Cuando cumplía los diez años de edad, mi tío Juan José Capriles Ayala, me llevó a dar un recorrido por el paseo de Los Próceres en Caracas. A lo largo de todo ese espacio predominaba la presencia de efectivos militares, muchos de ellos exhibían en su pecho medallas de reconocimientos por los servicios prestados. Uno que otro oficial de alto rango llevaba colgadas a su casaca decenas de medallas, era como una vitrina ambulante aquel destello de luces que causaban dichas preseas.
Mi tío Juancho era muy conversador, sobre todo cuando se trataba de relatar pasajes de nuestra historia y, muy especialmente, todo lo relacionado con las epopeyas del Libertador Simón Bolívar. Ante mi pregunta sobre esa variedad de insignias, me informó que “fue el padre de la patria al que se le ocurrió imponer las primeras condecoraciones como una manera de colocar en alto relieve los sacrificios de los soldados del ejército libertador, en sus faenas para dar con la meta de independizar a Venezuela. Eso tuvo lugar el 22 de octubre de 1813. Luego Antonio Guzmán Blanco crea la Orden del Libertador el 14 de septiembre de 1880.
Esas distinciones estaban reservadas para reconocer los méritos de las mujeres y hombres que cumplieran rigurosamente con sus obligaciones, lo cual significaba acumular méritos para poder vestirse con tan preciadas medallas. Lamentablemente, no siempre se otorgan esas condecoraciones previa revisión estricta de tales requerimientos.
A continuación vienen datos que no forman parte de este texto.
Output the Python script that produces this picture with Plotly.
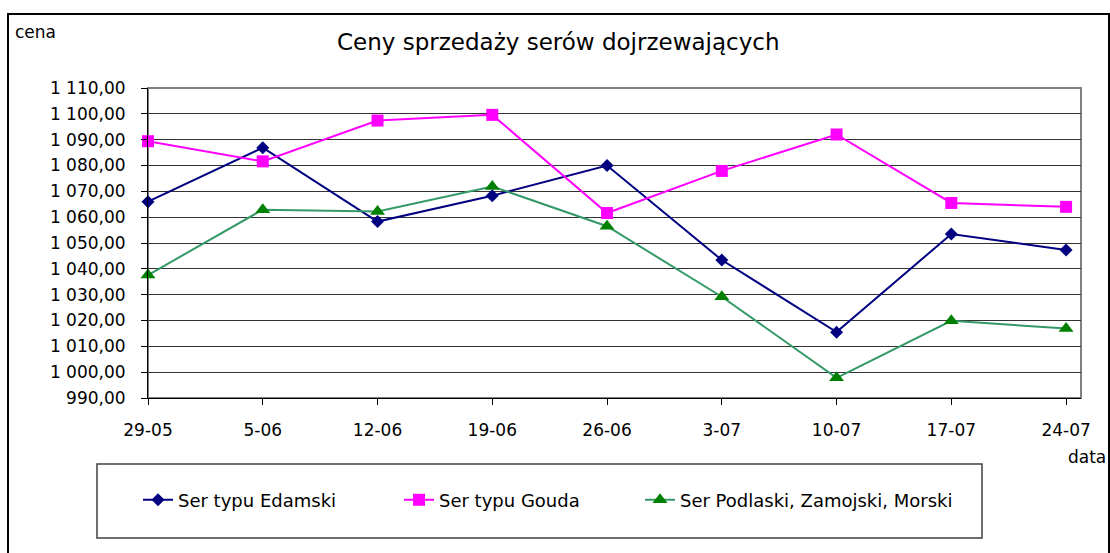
import plotly.graph_objects as go

# ---- data ----
categories = ["29-05", "5-06", "12-06", "19-06", "26-06", "3-07", "10-07", "17-07", "24-07"]
edamski = [1066.0, 1086.9, 1058.3, 1068.3, 1080.0, 1043.4, 1015.5, 1053.5, 1047.3]
gouda = [1089.4, 1081.6, 1097.4, 1099.6, 1061.6, 1077.9, 1092.0, 1065.5, 1064.0]
podlaski = [1037.6, 1062.9, 1062.2, 1071.9, 1056.5, 1029.2, 997.8, 1019.9, 1016.9]
series_names = ["Ser typu Edamski", "Ser typu Gouda", "Ser Podlaski, Zamojski, Morski"]
title_text = "Ceny sprzedaży serów dojrzewających"
y_label = "cena"
x_label = "data"

W, H = 1110, 553
L, R, T, B = 148, 1081, 88, 398  # plot area in pixels
pw, ph = R - L, B - T


def px(x):
    return (x - L) / pw


def py(y):
    return (B - y) / ph


FONT = "DejaVu Sans, Liberation Sans, Arial, sans-serif"

fig = go.Figure()
fig.add_trace(go.Scatter(
    x=categories, y=edamski, name=series_names[0], mode="lines+markers",
    line=dict(color="#000080", width=2),
    marker=dict(symbol="diamond", size=10, color="#000080"),
    cliponaxis=False, legend="legend"))
fig.add_trace(go.Scatter(
    x=categories, y=gouda, name=series_names[1], mode="lines+markers",
    line=dict(color="#FF00FF", width=2),
    marker=dict(symbol="square", size=12, color="#FF00FF"),
    cliponaxis=False, legend="legend2"))
fig.add_trace(go.Scatter(
    x=categories, y=podlaski, name=series_names[2], mode="lines+markers",
    line=dict(color="#339966", width=2),
    marker=dict(symbol="triangle-up", size=13, color="#008000"),
    cliponaxis=False, legend="legend3"))


def leg(xpix):
    return dict(orientation="h", x=px(xpix), xanchor="left", y=py(500), yanchor="middle",
                bgcolor="rgba(0,0,0,0)", borderwidth=0,
                font=dict(family=FONT, size=18, color="black"))


fig.update_layout(
    width=W, height=H,
    margin=dict(l=L, r=W - R, t=T, b=H - B, pad=0),
    paper_bgcolor="white", plot_bgcolor="white",
    separators=", ",
    font=dict(family=FONT, size=17, color="black"),
    showlegend=True,
    legend=leg(138), legend2=leg(399), legend3=leg(640),
    xaxis=dict(type="category", range=[0, 8.13], showgrid=False,
               showline=True, linecolor="black", linewidth=1,
               ticks="outside", ticklen=6, tickcolor="black",
               tickfont=dict(family=FONT, size=17), ticklabelstandoff=11,
               zeroline=False),
    yaxis=dict(range=[990, 1110], dtick=10, tick0=990, tickformat=",.2f",
               showgrid=True, gridcolor="#333333", gridwidth=1,
               showline=True, linecolor="black", linewidth=1,
               ticks="outside", ticklen=6, tickcolor="black",
               tickfont=dict(family=FONT, size=17), ticklabelstandoff=12,
               zeroline=False),
)

shapes = [
    # outer chart border
    dict(type="rect", xref="paper", yref="paper", x0=px(8), x1=px(1109), y0=py(600), y1=py(14),
         line=dict(color="black", width=2), fillcolor="rgba(0,0,0,0)", layer="above"),
    # plot area border
    dict(type="rect", xref="paper", yref="paper", x0=0, x1=1, y0=0, y1=1,
         line=dict(color="#808080", width=2), fillcolor="rgba(0,0,0,0)", layer="below"),
    # legend box
    dict(type="rect", xref="paper", yref="paper", x0=px(97), x1=px(982), y0=py(538), y1=py(464),
         line=dict(color="#404040", width=1.5), fillcolor="rgba(0,0,0,0)", layer="above"),
]
fig.update_layout(shapes=shapes)

fig.add_annotation(text=title_text, xref="paper", yref="paper", x=px(558), y=py(42),
                   xanchor="center", yanchor="middle", showarrow=False,
                   font=dict(family=FONT, size=23, color="black"))
fig.add_annotation(text=y_label, xref="paper", yref="paper", x=px(13), y=py(32),
                   xanchor="left", yanchor="middle", showarrow=False,
                   font=dict(family=FONT, size=17, color="black"))
fig.add_annotation(text=x_label, xref="paper", yref="paper", x=px(1108), y=py(457),
                   xanchor="right", yanchor="middle", showarrow=False,
                   font=dict(family=FONT, size=17, color="black"))

fig.write_html("out.html",
               config={"displayModeBar": False},
               post_script="document.body.style.margin='0';document.body.style.overflow='hidden';")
Se da el caso de violaciones a las más elementales normas que se deberían acatar estrictamente, antes de “repartir” esas divisas de forma lisonjera, tal como viene aconteciendo en esta era populista y arbitraria del chavomadurismo.
En Venezuela por otra parte se maniobran las instancias judiciales para castigar a quienes asumen riesgos defendiendo los uniformes que identifican a nuestras Fuerzas Armadas, así tenemos registrado en la historia reciente el juicio indebido en contra del Coronel de la G.N (R) Hidalgo Valero, a quien “la Fiscal Militar Tercera ante la Jurisdicción del C. de G.P. de C., Teniente de Navío ANIOLE INFANTE BEBERAGGI, le formuló cargos por la presunta comisión del delito de USO INDEBIDO DE UNIFORMES, INSIGNIAS, CONDECORACIONES y TÍTULOS MILITARES, previsto en el artículo 566 del Código Orgánico de Justicia Militar. Así mismo solicitó al Juzgado Militar Tercero de Primera Instancia Permanente de Caracas la aplicación de la medida de PRIVACIÓN JUDICIAL PREVENTIVA DE LIBERTAD, prevista en el artículo 250 del Código Orgánico Procesal Penal. Igualmente solicitó que se aplicara el procedimiento ordinario previsto en el artículo 280 “ejusdem” y según lo establecido en el cuarto aparte del artículo 373 del citado código”. Lo cierto en esta trama es que el Coronel Hidalgo Valero estaba defendiendo con su gesto de protesta la dignidad de su institución y paradójicamente resultó siendo víctima de ese reproche premeditado.
Igual mala suerte corrió el oficial venezolano, Mayor (Ej) Carlos Enrique Roso Romero, quien fue vejado en un penoso acto de degradación, al ser representado por un soldado obligado a disfrazarse de “mujer callejera”, frente a la tropa del Fuerte Kinimarí. Al Mayor Roso Romero le facturaban su rebelión ante los desmanes que vienen sucediéndose en la institución a la que ha consagrado su vida de soldado.
Más allá de nuestras fronteras está el caso que refiere la estrafalaria historia de “chapita”, apodo con el que se conocía al sátrapa de origen dominicano, Rafael Leonidas Trujillo. Este tirano tropical siempre aparecía en actos públicos tachonado de las más extravagantes y relucientes medallas, de allí el mote con el que se le ridiculizaba.
Lo lamentable es que en Venezuela, muchos altos oficiales que integran la cúpula protocolaria que sirve abyectamente a la narcotiranía, van por ese mismo camino. El pecho plegado de medallas mal ganadas, pero con la moral más oscura que nunca.
Esas mal habidas distinciones rodarán cuando también caiga la tiranía.